I’ll start off by admitting that I’m not usually one to consume hard seltzers, so when I picked up this offering from Flying Monkeys by mistake, it had been placed in the IPA section at my local LCBO.

Given their trademark neon-acid-trip packaging, I can fully understand why it was lumped in with the other Flying Monkeys’ brews, but I guess I should have been wearing my reading glasses, or at least studying the can a little more carefully, as I think I can remember clocking that the alcohol was 5% and thinking “Hmmmm, well that’s definitely a lighter style of IPA”.

So there I was, at home, relaxing after a full day staring at the screen, and I thought I’d relax and unwind with a new (to me), hoppy, mid-weight IPA, as I’m eternally optimistic in hoping that I’ll come across some new release from Flying Monkeys that piques my palate’s interest. I’ve certainly not been crazy about any of their recent releases, but hope springs eternal.

I gave the label a cursory scan, I recall contemplating that Tangerine Fuzz Machine made for a better name for an absolutely excellent guitar pedal than it does a beer. Again, I noted the 5% strength, and that certainly wouldn’t hit me too hard before I had to cook family dinner. Under Tangerine Fuzz Machine were the words “Tangerine . Peach . Yuzu”, and I thought “Hmmm, interesting way to describe the hop profile, I wonder what this one is all about…”.

How I didn’t see the words HARD SELTZER in admittedly large letters at the very top of the can is, to this day, beyond me, but I suppose that sometimes one sees what one wishes to see. It’s either that or I’m simply getting old.

As I poured the clear, carbonated beverage into my pint glass, I did a double take.
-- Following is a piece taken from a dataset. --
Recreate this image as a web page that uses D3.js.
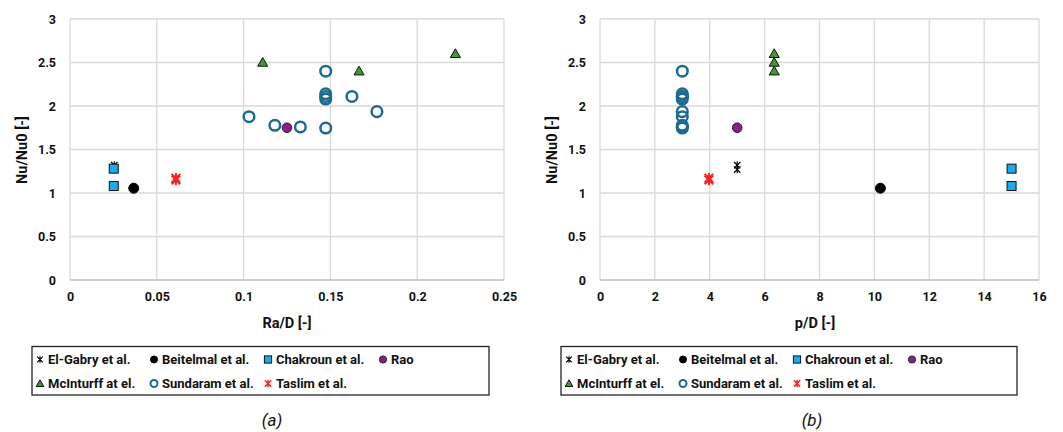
<!DOCTYPE html>
<html><head><meta charset="utf-8">
<script src="https://cdn.jsdelivr.net/npm/d3@7"></script>
<style>
html,body{margin:0;padding:0;background:#fff;}
svg{display:block;}
text{font-family:Roboto,"Liberation Sans",Arial,sans-serif;}
</style></head>
<body>
<svg id="c" width="1063" height="432"></svg>
<script>
// ---- data ----
const seriesNames = ["El-Gabry et al.", "Beitelmal et al.", "Chakroun et al.", "Rao", "McInturff at el.", "Sundaram et al.", "Taslim et al."];
const elGabryRaD = [0.0255, 0.0255], elGabryPD = [5, 5], elGabryNu = [1.32, 1.27];
const beitelmalRaD = [0.0367], beitelmalPD = [10.22], beitelmalNu = [1.055];
const chakrounRaD = [0.0252, 0.0252], chakrounPD = [15, 15], chakrounNu = [1.28, 1.08];
const raoRaD = [0.125], raoPD = [5], raoNu = [1.75];
const mcinturffRaD = [0.111, 0.1665, 0.222], mcinturffPD = [6.35, 6.35, 6.35], mcinturffNu = [2.5, 2.4, 2.6];
const sundaramRaD = [0.1473, 0.1473, 0.1473, 0.1473, 0.1624, 0.1768, 0.1031, 0.118, 0.1327, 0.1473];
const sundaramPD = [3, 3, 3, 3, 3, 3, 3, 3, 3, 3];
const sundaramNu = [2.4, 2.14, 2.11, 2.08, 2.11, 1.935, 1.877, 1.778, 1.759, 1.747];
const taslimRaD = [0.061, 0.061], taslimPD = [3.97, 3.97], taslimNu = [1.15, 1.17];
const yTicks = [0, 0.5, 1, 1.5, 2, 2.5, 3];
const xTicksA = [0, 0.05, 0.1, 0.15, 0.2, 0.25];
const xTicksB = [0, 2, 4, 6, 8, 10, 12, 14, 16];

const seriesRaD = [elGabryRaD, beitelmalRaD, chakrounRaD, raoRaD, mcinturffRaD, sundaramRaD, taslimRaD];
const seriesPD = [elGabryPD, beitelmalPD, chakrounPD, raoPD, mcinturffPD, sundaramPD, taslimPD];
const seriesNu = [elGabryNu, beitelmalNu, chakrounNu, raoNu, mcinturffNu, sundaramNu, taslimNu];

// ---- marker styles ----
function asteriskPath(s, plus) {
  const p = d3.path();
  p.moveTo(-s, -s); p.lineTo(s, s);
  p.moveTo(-s, s); p.lineTo(s, -s);
  p.moveTo(0, -s * 1.2); p.lineTo(0, s * 1.2);
  if (plus) { p.moveTo(-s * 1.2, 0); p.lineTo(s * 1.2, 0); }
  return p.toString();
}
function drawMarker(g, i, x, y, legend) {
  const sel = g.append("g").attr("transform", `translate(${x},${y})`);
  switch (i) {
    case 0: sel.append("path").attr("d", asteriskPath(legend ? 2.8 : 3.2, false)).attr("fill", "none").attr("stroke", "#000").attr("stroke-width", 1.2); break;
    case 1: sel.append("circle").attr("r", legend ? 3.5 : 5).attr("fill", "#000").attr("stroke", "#000"); break;
    case 2: {
      const h = legend ? 3.6 : 4.5;
      sel.append("rect").attr("x", -h).attr("y", -h).attr("width", 2 * h).attr("height", 2 * h).attr("fill", "#1aabe8").attr("stroke", "#111").attr("stroke-width", 1);
      break;
    }
    case 3: sel.append("circle").attr("r", legend ? 3.6 : 4.8).attr("fill", "#8e1f8a").attr("stroke", "#222").attr("stroke-width", 1); break;
    case 4: sel.append("path").attr("d", d3.symbol(d3.symbolTriangle, legend ? 26 : 44)()).attr("transform", "translate(0,0.8)").attr("fill", "#3f9a2c").attr("stroke", "#111").attr("stroke-width", 1); break;
    case 5: sel.append("circle").attr("r", legend ? 3.5 : 5.3).attr("fill", "none").attr("stroke", "#1d6a8e").attr("stroke-width", legend ? 2 : 2.5); break;
    case 6: sel.append("path").attr("d", asteriskPath(legend ? 3.2 : 4.3, false)).attr("fill", "none").attr("stroke", "#ff2020").attr("stroke-width", legend ? 1.5 : 2); break;
  }
}

const svg = d3.select("#c");

function chart(cfg) {
  const x = d3.scaleLinear().domain(cfg.xDomain).range([cfg.left, cfg.right]);
  const y = d3.scaleLinear().domain([0, 3]).range([280, 19]);
  const g = svg.append("g");
  // grid
  g.selectAll(".vg").data(cfg.xTicks).enter().append("line")
    .attr("x1", d => x(d)).attr("x2", d => x(d)).attr("y1", y(0)).attr("y2", y(3))
    .attr("stroke", "#d9d9d9").attr("stroke-width", 1.3);
  g.selectAll(".hg").data(yTicks).enter().append("line")
    .attr("x1", x(cfg.xDomain[0])).attr("x2", x(cfg.xDomain[1])).attr("y1", d => y(d)).attr("y2", d => y(d))
    .attr("stroke", d => d === 0 ? "#bfbfbf" : "#d9d9d9").attr("stroke-width", 1.3);
  // axes (labels)
  const xa = g.append("g").attr("transform", `translate(0,${y(0)})`)
    .call(d3.axisBottom(x).tickValues(cfg.xTicks).tickSize(0).tickPadding(12).tickFormat(d => String(d)));
  xa.select(".domain").remove();
  xa.selectAll("text").attr("font-size", 12.5).attr("font-weight", "bold").attr("fill", "#111");
  const ya = g.append("g").attr("transform", `translate(${cfg.left},0)`)
    .call(d3.axisLeft(y).tickValues(yTicks).tickSize(0).tickPadding(cfg.yPad).tickFormat(d => String(d)));
  ya.select(".domain").remove();
  ya.selectAll("text").attr("font-size", 12.5).attr("font-weight", "bold").attr("fill", "#111");
  // titles
  g.append("text").attr("x", cfg.xTitleX).attr("y", 328).attr("text-anchor", "middle")
    .attr("font-size", 14.5).attr("font-weight", "bold").attr("fill", "#111").text(cfg.xTitle);
  g.append("text").attr("transform", `translate(${cfg.yTitleX},150) rotate(-90)`).attr("text-anchor", "middle")
    .attr("font-size", 14.5).attr("font-weight", "bold").attr("fill", "#111").text("Nu/Nu0 [-]");
  // points
  const pts = g.append("g");
  seriesNames.forEach((name, i) => {
    const xs = cfg.xs[i], ys = seriesNu[i];
    xs.forEach((xv, j) => drawMarker(pts, i, x(xv), y(ys[j]), false));
  });
  // legend
  const L = cfg.legendLeft;
  const lg = g.append("g");
  lg.append("rect").attr("x", L).attr("y", 346.5).attr("width", cfg.legendW).attr("height", 48.5)
    .attr("fill", "#fff").attr("stroke", "#222").attr("stroke-width", 1.3);
  const colOff = [8, 122, 236, 351];
  const rows = [359.5, 383.5];
  seriesNames.forEach((name, i) => {
    const r = i < 4 ? 0 : 1, c = i < 4 ? i : i - 4;
    const mx = L + colOff[c];
    drawMarker(lg, i, mx, rows[r], true);
    lg.append("text").attr("x", mx + 8).attr("y", rows[r]).attr("dy", "0.36em")
      .attr("font-size", 13).attr("font-weight", "bold").attr("fill", "#111").text(name);
  });
  // caption
  g.append("text").attr("x", cfg.capX).attr("y", 426).attr("text-anchor", "middle")
    .attr("font-size", 17).attr("font-style", "italic").attr("fill", "#111").text(cfg.caption);
}

chart({ xDomain: [0, 0.25], left: 70, right: 504, xTicks: xTicksA, xs: seriesRaD, xTitle: "Ra/D [-]", xTitleX: 287,
  yTitleX: 27, yPad: 14, legendLeft: 32, legendW: 457, caption: "(a)", capX: 272 });
chart({ xDomain: [0, 16], left: 600, right: 1039, xTicks: xTicksB, xs: seriesPD, xTitle: "p/D [-]", xTitleX: 815,
  yTitleX: 557, yPad: 14, legendLeft: 561, legendW: 456, caption: "(b)", capX: 812 });
</script>
</body></html>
When one is expecting to witness a hazy beer with a frothy head, seeing something akin to soda water is actually quite a shock.

Then the peach aromatic hit me.

Now, this wasn’t in the pleasant manner in which one often finds ripe peach notes in wine. This had about as much subtlety as an olfactory sledgehammer. Perhaps that’s what the demographic is after, as I’m sure Flying Monkeys put this through many a tasting panel/focus group before release, but all I can say is that it’s most certainly not for me. 

After some thought, I decided that it reminded me of the Marks & Spencer’s peach deodorant that I was rather partial to in my teen years; a high school girlfriend used to wear it, and there was little subtly to that particular bouquet back then either. I’d like to think that my tastes have refined a little since high school, as such a blatant olfactory assault does little for me these days.

I was looking for the tangerine and yuzu, and I guess there’s a little touch, maybe?

Still, I guess if you are looking for a whole whack of peaches in your 5% can of carbonated water, then this is surely the one for you.

And what with the arse falling out of the craft beer market, who can really blame Flying Monkeys for diversifying?

If you are looking for an IPA, then I’d strongly advise you to read the labels more closely than I did that day.